Untuk meningkatkan kesadaran peserta didik, hal yang harus dilakukan adalah memberitahukan akan hak dan kewajibannya sebagai peserta didik, memperhatikan kebutuhan, keinginan dan dorongan para peserta didik, menciptakan suasan saling pengertian, saling menghormati dan rasa keterbukaan antara guru dan peserta didik.
• Sikap polos dan tulus dari guru
Seorang guru hendaknya bersikap polos dan tulus terhadap peserta didiknya. Hal ini agar dalam setiap tindakannya guru tidak terkesan berpura-pura. Sikap polos dan tulus ini sangat membantu dalam mengelola kelas. Guru dan kepribadiannya akan sangat mempengaruhi lingkungan belajar, karena tingkah laku, cara menyikapi dan tindakan guru merupakan stimulus yang akan direspon oleh peserta didik.
• Mengenal dan menemukan alternatif pengelolaan
Langkah-langkah yang harus ditempuh antara lain, melakukan identifikasi terhadap berbagai penyimpangan tingkah laku peserta didik baik secara individual atau kelompok, mengenal berbagai pendekatan dalam manajemen kelas, dan mempelajari pengalaman guru-guru lainnya yang gagal atau berhasil sehingga dirinya memiliki alternatif yang bervariasi dalam menangani berabagi manajemen kelas.

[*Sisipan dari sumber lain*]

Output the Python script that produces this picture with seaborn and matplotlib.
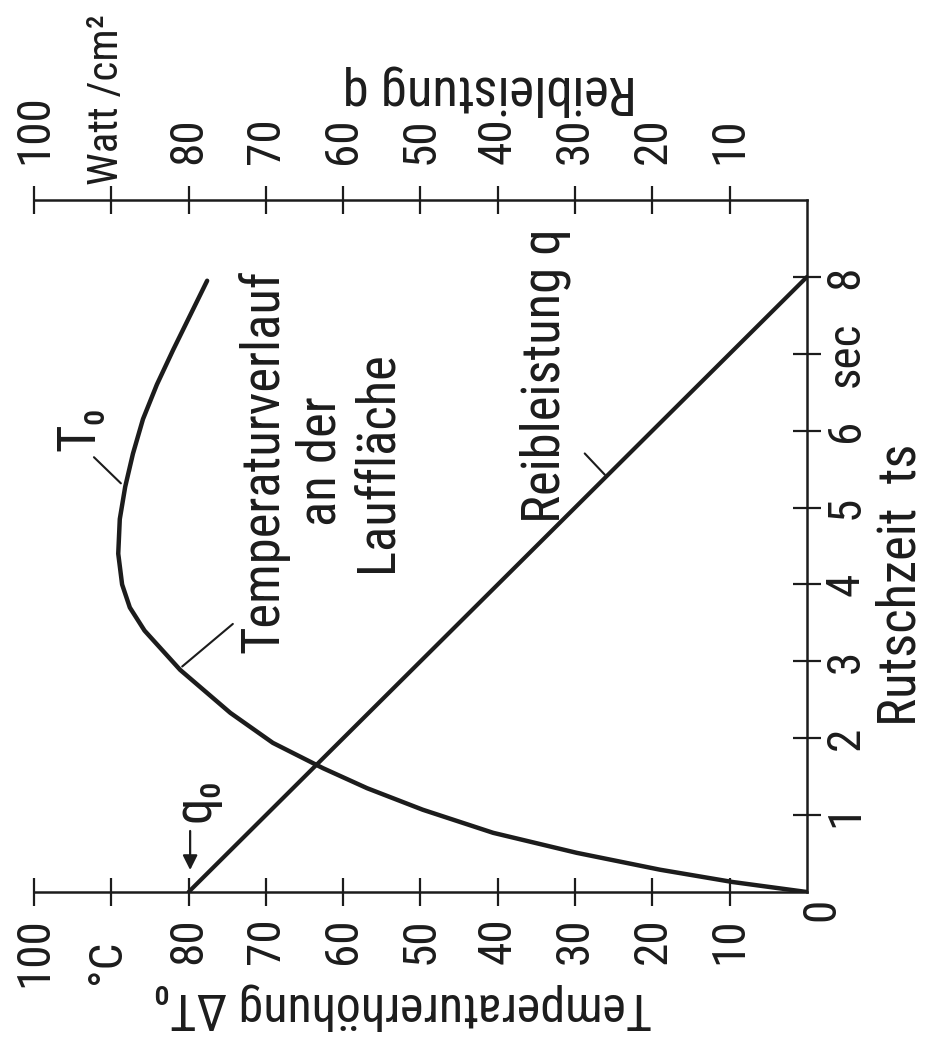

• Menciptakan kontrak sosial
Penciptaan kontrak sosial erat hubungannya dengan “standar tingkah laku” yang diharapkan dapat memberi gambaran mengenai fasilitas beserta keterbatasannya dalam memenuhi kebutuhan peserta didik. Hal ini mengingat norma atau nilai yang ada datang nya dari atas dan bersifat satu pihak dan memungkinkan timbulnya kecendrungan untuk dilanggar. Untuk itu, diperlukannya adanya pengelolaan kelas yang perumusannya berupa tata tertib yang dibicarakan bersama peserta didik dan kemudian disetujui oleh guru dan peserta didik itu sendiri. Jika siswa tidak ikut serta dilibatkan dalam pembuatan kontra sosial atau tata tertib tersebut dikhawatirkan siswa akan bertindak sekehendak siswa karena meras tidak ikut membuat peratuaran yang ada.

2.    Usaha Yang Bersifat Penyembuhan (Kuratif)
Langkah-langkah tindakan penyembuhan, antara lain:
1. Mengidentifikasi masalah
Pada kangkah ini guru mengenal atau mengetahui masalh-masalah pengelolaan kelas yang timbul dalam kelas. Bedasar masalah tersebut guru dapat mengidentifikasi jenis penyimpangan sekaligus mengetahui latar belakang yang membuat peserta didik melakukan penyimpangan tersebut.
2. Menganalisis masalah
Disini guru menganalisi penyimpangan peserta didik dan menyimpulkan latar belakang dan sumber-sumber dari penyimpangan itu. Selanjutnya menentukan alternatif-alternatif penanggulangannya.
3. Menilai alternatif-alternatif pemecahan
Pada langkah ini guru menilai dan memilih alternatif pemecahan masalah yang dianggap tepat dalam menanggulangi masalah.
4. Mendapatkan balikan
Tahap yang terakhir guru bertindak sebagai monitoring, dengan tujuan untuk menilai keampuhan pelaksanaan dari alternatif pemecahan yang dipilih untuk mencapai sasaran yang sesuai dengan yang direncanakan. Hal ini dapat ditempuh dengan cara melakukan sharing dengan peserta didik.